One of the most awful pictures shown to Scrooge by the Phantom was the picture of the two "wretched, abject, frightful, hideous, miserable children."

They were a boy and a girl. Yellow, meagre, ragged, scowling, wolfish; but prostrate, too, in their humility. Where graceful youth should have filled their features out, and touched them with its freshest tints, a stale and shrivelled hand, like that of age, had pinched, and twisted them, and pulled them into shreds. Where angels might have sat enthroned, devils lurked, and glared out menacing.

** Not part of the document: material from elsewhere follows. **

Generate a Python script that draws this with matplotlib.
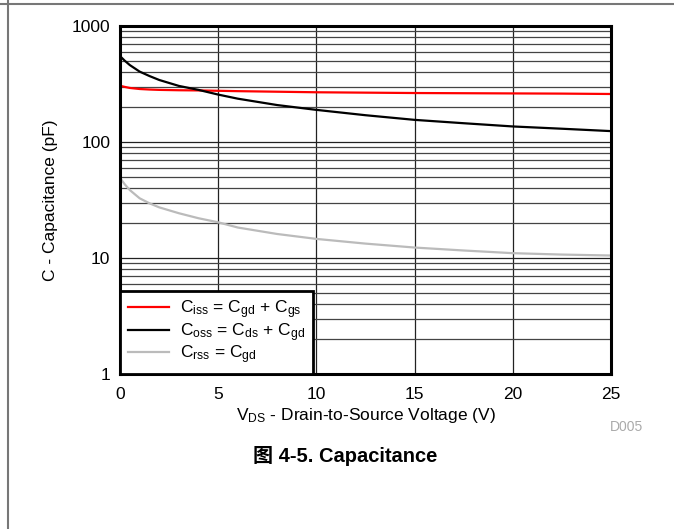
import matplotlib.pyplot as plt
from matplotlib.lines import Line2D
from matplotlib.ticker import FixedLocator, NullFormatter

plt.rcParams['font.family'] = ['Liberation Sans', 'Noto Sans CJK SC', 'DejaVu Sans']
plt.rcParams['mathtext.fontset'] = 'custom'
plt.rcParams['mathtext.rm'] = 'Liberation Sans'

# capacitance vs drain-source voltage
vds = [0, 0.25, 0.5, 1, 1.5, 2, 3, 4, 5, 6, 8, 10, 12.5, 15, 17.5, 20, 22.5, 25]
ciss = [305, 298, 292, 286, 283, 281, 279, 278, 276, 274, 271, 268, 266, 264, 263, 262, 261, 259]
coss = [550, 500, 460, 404, 370, 342, 304, 281, 256, 236, 208, 189, 170, 155, 145, 136, 130, 124]
crss = [49, 43, 38.5, 32.7, 29.6, 27.3, 24.3, 22, 20.3, 18.3, 16.1, 14.6, 13.3, 12.3, 11.6, 11.0, 10.7, 10.5]

labels = [r'$\mathregular{C_{iss}}$ = $\mathregular{C_{gd}}$ + $\mathregular{C_{gs}}$',
          r'$\mathregular{C_{oss}}$ = $\mathregular{C_{ds}}$ + $\mathregular{C_{gd}}$',
          r'$\mathregular{C_{rss}}$ = $\mathregular{C_{gd}}$']
colors = ['#ff0000', '#000000', '#bbbbbb']

fig = plt.figure(figsize=(6.74, 5.29), dpi=100)
ax = fig.add_axes([0.178, 0.293, 0.7285, 0.658])

for y, c, lab in zip([ciss, coss, crss], colors, labels):
    ax.plot(vds, y, color=c, lw=1.6, label=lab, zorder=3)

ax.set_yscale('log')
ax.set_xlim(0, 25)
ax.set_ylim(1, 1000)
ax.set_xticks([0, 5, 10, 15, 20, 25])
ax.yaxis.set_major_locator(FixedLocator([1, 10, 100, 1000]))
ax.set_yticklabels(['1', '10', '100', '1000'])
ax.yaxis.set_minor_locator(FixedLocator([m * d for d in [1, 10, 100] for m in range(2, 10)]))
ax.yaxis.set_minor_formatter(NullFormatter())
ax.tick_params(which='both', length=0, labelsize=12.5, pad=7)
ax.tick_params(axis='x', pad=9)
ax.grid(which='major', color='#222222', lw=0.9)
ax.grid(which='minor', axis='y', color='#444444', lw=0.9)
for s in ax.spines.values():
    s.set_linewidth(2.2)
    s.set_zorder(4)

ax.set_xlabel(r'$\mathregular{V_{DS}}$ - Drain-to-Source Voltage (V)', fontsize=12.5, labelpad=3)
ax.set_ylabel('C - Capacitance (pF)', fontsize=12.5, labelpad=10)

leg = ax.legend(loc='lower left', fontsize=12.5, frameon=True, fancybox=False,
                borderaxespad=0, handlelength=2.4, labelspacing=0.0,
                borderpad=0.45, handletextpad=0.6)
leg.get_frame().set_edgecolor('black')
leg.get_frame().set_linewidth(2)
leg.get_frame().set_alpha(1)
leg.set_zorder(5)

fig.text(0.93, 0.186, 'D005', color='#aaaaaa', fontsize=10, ha='center')
fig.text(0.512, 0.126, '图 4-5. Capacitance', fontsize=14.5, fontweight='bold', ha='center')

# page border lines
fig.add_artist(Line2D([0, 1], [0.992, 0.992], color='#777777', lw=1.5, transform=fig.transFigure))
fig.add_artist(Line2D([0.012, 0.012], [0, 1], color='#777777', lw=1.5, transform=fig.transFigure))

fig.savefig('out.png', dpi=100)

No change, no degradation, no perversion of humanity, in any grade, through all the mysteries of wonderful creation, has monsters half so horrible and dread.

"They are Man's," said the Spirit, looking down upon them. "And they cling to me, appealing from their fathers. This boy is Ignorance. This girl is Want. Beware them both, and all of their degree, but most of all beware this boy, for on his brow I see that written which is Doom, unless the writing be erased. Deny it!" cried the Spirit, stretching out its hand toward the city. "Slander those who tell it ye! Admit it for your factious purposes, and make it worse. And abide the end!"

Dickens bravely fought the battle against the enemies of the children, and helped to win the grandest victories of Christian civilization.

THE END.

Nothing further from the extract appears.